::: DATA :::

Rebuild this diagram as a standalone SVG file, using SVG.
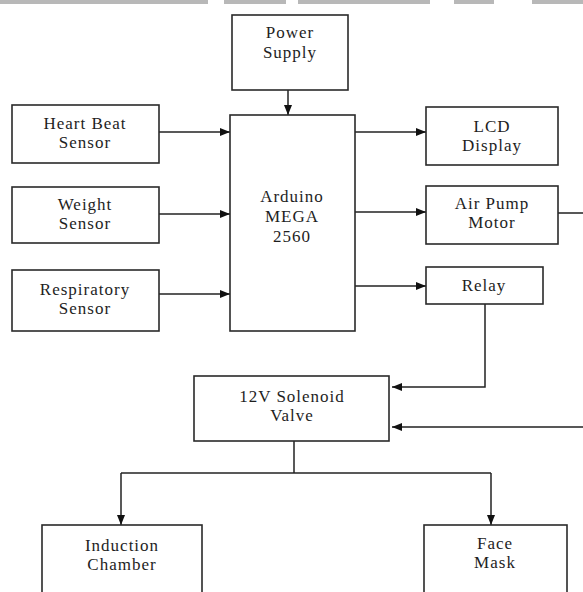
<svg xmlns="http://www.w3.org/2000/svg" width="583" height="592" viewBox="0 0 583 592">
<defs>
<marker id="ah" markerWidth="10" markerHeight="8" refX="10" refY="4" orient="auto" markerUnits="userSpaceOnUse">
<path d="M0,0 L10,4 L0,8 Z" fill="#111"/>
</marker>
<style>
.box{fill:#fff;stroke:#2a2a2a;stroke-width:1.6}
.t{font-family:"Liberation Serif","Times New Roman",serif;font-size:17px;fill:#1e1e1e;text-anchor:middle;letter-spacing:1px}
.c{fill:none;stroke:#222;stroke-width:1.5}
.band{fill:#b8b8b8}
</style>
</defs>
<rect width="583" height="592" fill="#fff"/>
<g id="topband">
<rect class="band" x="0" y="0" width="208" height="4"/>
<rect class="band" x="224" y="0" width="62" height="4"/>
<rect class="band" x="298" y="0" width="132" height="4"/>
<rect class="band" x="454" y="0" width="40" height="4"/>
<rect class="band" x="532" y="0" width="51" height="4"/>
</g>
<g id="connectors">
<path class="c" d="M288,90 V115" marker-end="url(#ah)"/>
<path class="c" d="M159,132 H230" marker-end="url(#ah)"/>
<path class="c" d="M159,214 H230" marker-end="url(#ah)"/>
<path class="c" d="M159,294 H230" marker-end="url(#ah)"/>
<path class="c" d="M355,132 H426" marker-end="url(#ah)"/>
<path class="c" d="M355,212 H426" marker-end="url(#ah)"/>
<path class="c" d="M355,286 H426" marker-end="url(#ah)"/>
<path class="c" d="M485,304 V387 H392" marker-end="url(#ah)"/>
<path class="c" d="M558,213 H592 V427 H392" marker-end="url(#ah)"/>
<path class="c" d="M294,441 V473"/>
<path class="c" d="M121,473 H491"/>
<path class="c" d="M121,473 V525" marker-end="url(#ah)"/>
<path class="c" d="M491,473 V525" marker-end="url(#ah)"/>
</g>
<g id="power">
<rect class="box" x="232" y="15" width="116" height="75"/>
<text class="t" x="290" y="38">Power</text>
<text class="t" x="290" y="58">Supply</text>
</g>
<g id="heartbeat">
<rect class="box" x="12" y="105" width="147" height="58"/>
<text class="t" x="85" y="129">Heart Beat</text>
<text class="t" x="85" y="148">Sensor</text>
</g>
<g id="weight">
<rect class="box" x="12" y="187" width="147" height="56"/>
<text class="t" x="85" y="210">Weight</text>
<text class="t" x="85" y="229">Sensor</text>
</g>
<g id="respiratory">
<rect class="box" x="12" y="270" width="147" height="61"/>
<text class="t" x="85" y="295">Respiratory</text>
<text class="t" x="85" y="314">Sensor</text>
</g>
<g id="arduino">
<rect class="box" x="230" y="115" width="125" height="216"/>
<text class="t" x="292" y="202">Arduino</text>
<text class="t" x="292" y="222">MEGA</text>
<text class="t" x="292" y="242">2560</text>
</g>
<g id="lcd">
<rect class="box" x="426" y="107" width="132" height="58"/>
<text class="t" x="492" y="132">LCD</text>
<text class="t" x="492" y="151">Display</text>
</g>
<g id="airpump">
<rect class="box" x="426" y="186" width="132" height="58"/>
<text class="t" x="492" y="209">Air Pump</text>
<text class="t" x="492" y="228">Motor</text>
</g>
<g id="relay">
<rect class="box" x="426" y="267" width="117" height="37"/>
<text class="t" x="484" y="291">Relay</text>
</g>
<g id="solenoid">
<rect class="box" x="194" y="376" width="195" height="65"/>
<text class="t" x="292" y="402">12V Solenoid</text>
<text class="t" x="292" y="421">Valve</text>
</g>
<g id="induction">
<rect class="box" x="42" y="525" width="160" height="80"/>
<text class="t" x="122" y="551">Induction</text>
<text class="t" x="122" y="570">Chamber</text>
</g>
<g id="facemask">
<rect class="box" x="424" y="525" width="143" height="80"/>
<text class="t" x="495" y="549">Face</text>
<text class="t" x="495" y="568">Mask</text>
</g>
</svg>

:::

WORK TO COMPLETE: All of the lines above should be retyped precisely, apart from the pictures.

SOLUTION:
Rebuild this diagram as a standalone SVG file, using SVG.
<svg xmlns="http://www.w3.org/2000/svg" width="583" height="592" viewBox="0 0 583 592">
<defs>
<marker id="ah" markerWidth="10" markerHeight="8" refX="10" refY="4" orient="auto" markerUnits="userSpaceOnUse">
<path d="M0,0 L10,4 L0,8 Z" fill="#111"/>
</marker>
<style>
.box{fill:#fff;stroke:#2a2a2a;stroke-width:1.6}
.t{font-family:"Liberation Serif","Times New Roman",serif;font-size:17px;fill:#1e1e1e;text-anchor:middle;letter-spacing:1px}
.c{fill:none;stroke:#222;stroke-width:1.5}
.band{fill:#b8b8b8}
</style>
</defs>
<rect width="583" height="592" fill="#fff"/>
<g id="topband">
<rect class="band" x="0" y="0" width="208" height="4"/>
<rect class="band" x="224" y="0" width="62" height="4"/>
<rect class="band" x="298" y="0" width="132" height="4"/>
<rect class="band" x="454" y="0" width="40" height="4"/>
<rect class="band" x="532" y="0" width="51" height="4"/>
</g>
<g id="connectors">
<path class="c" d="M288,90 V115" marker-end="url(#ah)"/>
<path class="c" d="M159,132 H230" marker-end="url(#ah)"/>
<path class="c" d="M159,214 H230" marker-end="url(#ah)"/>
<path class="c" d="M159,294 H230" marker-end="url(#ah)"/>
<path class="c" d="M355,132 H426" marker-end="url(#ah)"/>
<path class="c" d="M355,212 H426" marker-end="url(#ah)"/>
<path class="c" d="M355,286 H426" marker-end="url(#ah)"/>
<path class="c" d="M485,304 V387 H392" marker-end="url(#ah)"/>
<path class="c" d="M558,213 H592 V427 H392" marker-end="url(#ah)"/>
<path class="c" d="M294,441 V473"/>
<path class="c" d="M121,473 H491"/>
<path class="c" d="M121,473 V525" marker-end="url(#ah)"/>
<path class="c" d="M491,473 V525" marker-end="url(#ah)"/>
</g>
<g id="power">
<rect class="box" x="232" y="15" width="116" height="75"/>
<text class="t" x="290" y="38">Power</text>
<text class="t" x="290" y="58">Supply</text>
</g>
<g id="heartbeat">
<rect class="box" x="12" y="105" width="147" height="58"/>
<text class="t" x="85" y="129">Heart Beat</text>
<text class="t" x="85" y="148">Sensor</text>
</g>
<g id="weight">
<rect class="box" x="12" y="187" width="147" height="56"/>
<text class="t" x="85" y="210">Weight</text>
<text class="t" x="85" y="229">Sensor</text>
</g>
<g id="respiratory">
<rect class="box" x="12" y="270" width="147" height="61"/>
<text class="t" x="85" y="295">Respiratory</text>
<text class="t" x="85" y="314">Sensor</text>
</g>
<g id="arduino">
<rect class="box" x="230" y="115" width="125" height="216"/>
<text class="t" x="292" y="202">Arduino</text>
<text class="t" x="292" y="222">MEGA</text>
<text class="t" x="292" y="242">2560</text>
</g>
<g id="lcd">
<rect class="box" x="426" y="107" width="132" height="58"/>
<text class="t" x="492" y="132">LCD</text>
<text class="t" x="492" y="151">Display</text>
</g>
<g id="airpump">
<rect class="box" x="426" y="186" width="132" height="58"/>
<text class="t" x="492" y="209">Air Pump</text>
<text class="t" x="492" y="228">Motor</text>
</g>
<g id="relay">
<rect class="box" x="426" y="267" width="117" height="37"/>
<text class="t" x="484" y="291">Relay</text>
</g>
<g id="solenoid">
<rect class="box" x="194" y="376" width="195" height="65"/>
<text class="t" x="292" y="402">12V Solenoid</text>
<text class="t" x="292" y="421">Valve</text>
</g>
<g id="induction">
<rect class="box" x="42" y="525" width="160" height="80"/>
<text class="t" x="122" y="551">Induction</text>
<text class="t" x="122" y="570">Chamber</text>
</g>
<g id="facemask">
<rect class="box" x="424" y="525" width="143" height="80"/>
<text class="t" x="495" y="549">Face</text>
<text class="t" x="495" y="568">Mask</text>
</g>
</svg>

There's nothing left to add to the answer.